Starting at the first line of the listing below, repeat each line up to and including the one containing "width=592,minimum height=154] (10)". Leave out pictures.

INFORMATION SHOWN:
********
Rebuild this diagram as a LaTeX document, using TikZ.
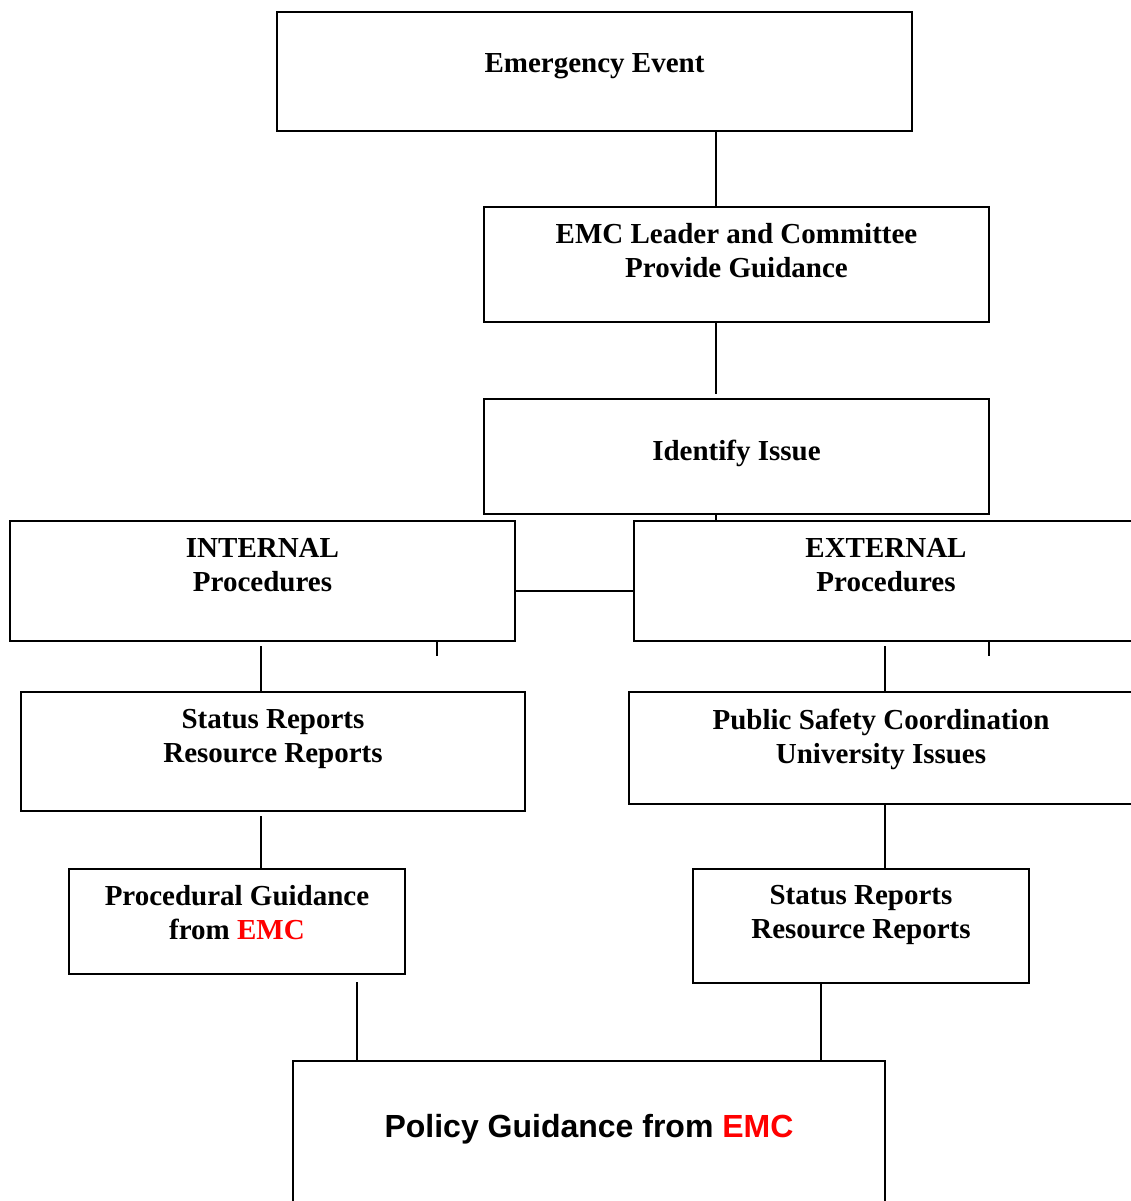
\documentclass[tikz,border=0pt]{standalone}
\usepackage{fontspec}
\setmainfont{Liberation Serif}
\setsansfont{Liberation Sans}
\usepackage{tikz}

\begin{document}
\begin{tikzpicture}[x=1pt,y=-1pt,line width=1.8pt,
  box/.style={rectangle,draw,line width=2pt,inner sep=0pt},
  txt/.style={align=center,inner sep=0pt,font=\bfseries\fontsize{29}{34}\selectfont}]

  \useasboundingbox (0,0) rectangle (1130,1201);

  \node[box,minimum width=635,minimum height=119] (1) at (594.5,71.5) {};
  \node[box,minimum width=505,minimum height=115] (2) at (736.5,264.5) {};
  \node[box,minimum width=505,minimum height=115] (3) at (736.5,456.5) {};
  \node[box,minimum width=505,minimum height=120] (4) at (262.5,581) {};
  \node[box,minimum width=504,minimum height=120] (5) at (886,581) {};
  \node[box,minimum width=504,minimum height=119] (6) at (273,751.5) {};
  \node[box,minimum width=504,minimum height=112] (7) at (881,748) {};
  \node[box,minimum width=336,minimum height=105] (8) at (237,921.5) {};
  \node[box,minimum width=336,minimum height=114] (9) at (861,926) {};
  \node[box,minimum width=592,minimum height=154] (10) at (589,1138) {};

  \node[txt] at ([yshift=-55]1.north) {Emergency Event};
  \node[txt] at ([yshift=-45]2.north) {EMC Leader and Committee\\Provide Guidance};
  \node[txt] at ([yshift=-55]3.north) {Identify Issue};
  \node[txt] at ([yshift=-45]4.north) {INTERNAL\\Procedures};
  \node[txt] at ([yshift=-45]5.north) {EXTERNAL\\Procedures};
  \node[txt] at ([yshift=-48]6.north) {Status Reports\\Resource Reports};
  \node[txt] at ([yshift=-48]7.north) {Public Safety Coordination\\University Issues};
  \node[txt] at ([yshift=-45]8.north) {Procedural Guidance\\from \textcolor{red}{EMC}};
  \node[txt] at ([yshift=-47]9.north) {Status Reports\\Resource Reports};
  \node[txt,font=\sffamily\bfseries\fontsize{32}{38}\selectfont]
    at ([yshift=-69]10.north) {Policy Guidance from \textcolor{red}{EMC}};

  % links between the boxes
  \draw ([xshift=-20.5]2.north) -- ([xshift=-20.5]2.north |- 1.south);
  \draw ([xshift=-20.5,yshift=2]2.south) -- ([xshift=-20.5,yshift=4]3.north);
  \draw ([xshift=-20.5]3.south) -- ([xshift=-20.5]3.south |- 5.north);
  \draw ([yshift=-10]4.east) -- ([yshift=-10]4.east -| 5.west);
  \draw ([xshift=-1.5,yshift=-4]4.south) -- ([xshift=-1.5]4.south |- 6.north);
  \draw ([xshift=174.5]4.south) -- ++(0,14);
  \draw ([xshift=-1,yshift=-4]5.south) -- ([xshift=-1]5.south |- 7.north);
  \draw ([xshift=103]5.south) -- ++(0,14);
  \draw ([xshift=-12,yshift=-4]6.south) -- ([xshift=-12]6.south |- 8.north);
  \draw ([xshift=4]7.south) -- ([xshift=4]7.south |- 9.north);
  \draw ([xshift=120,yshift=-7]8.south) -- ([xshift=120]8.south |- 10.north);
  \draw ([xshift=-40,yshift=2]9.south) -- ([xshift=-40]9.south |- 10.north);
\end{tikzpicture}
\end{document}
********
CORRECT ANSWER:
Rebuild this diagram as a LaTeX document, using TikZ.
\documentclass[tikz,border=0pt]{standalone}
\usepackage{fontspec}
\setmainfont{Liberation Serif}
\setsansfont{Liberation Sans}
\usepackage{tikz}

\begin{document}
\begin{tikzpicture}[x=1pt,y=-1pt,line width=1.8pt,
  box/.style={rectangle,draw,line width=2pt,inner sep=0pt},
  txt/.style={align=center,inner sep=0pt,font=\bfseries\fontsize{29}{34}\selectfont}]

  \useasboundingbox (0,0) rectangle (1130,1201);

  \node[box,minimum width=635,minimum height=119] (1) at (594.5,71.5) {};
  \node[box,minimum width=505,minimum height=115] (2) at (736.5,264.5) {};
  \node[box,minimum width=505,minimum height=115] (3) at (736.5,456.5) {};
  \node[box,minimum width=505,minimum height=120] (4) at (262.5,581) {};
  \node[box,minimum width=504,minimum height=120] (5) at (886,581) {};
  \node[box,minimum width=504,minimum height=119] (6) at (273,751.5) {};
  \node[box,minimum width=504,minimum height=112] (7) at (881,748) {};
  \node[box,minimum width=336,minimum height=105] (8) at (237,921.5) {};
  \node[box,minimum width=336,minimum height=114] (9) at (861,926) {};
  \node[box,minimum width=592,minimum height=154] (10) at (589,1138) {};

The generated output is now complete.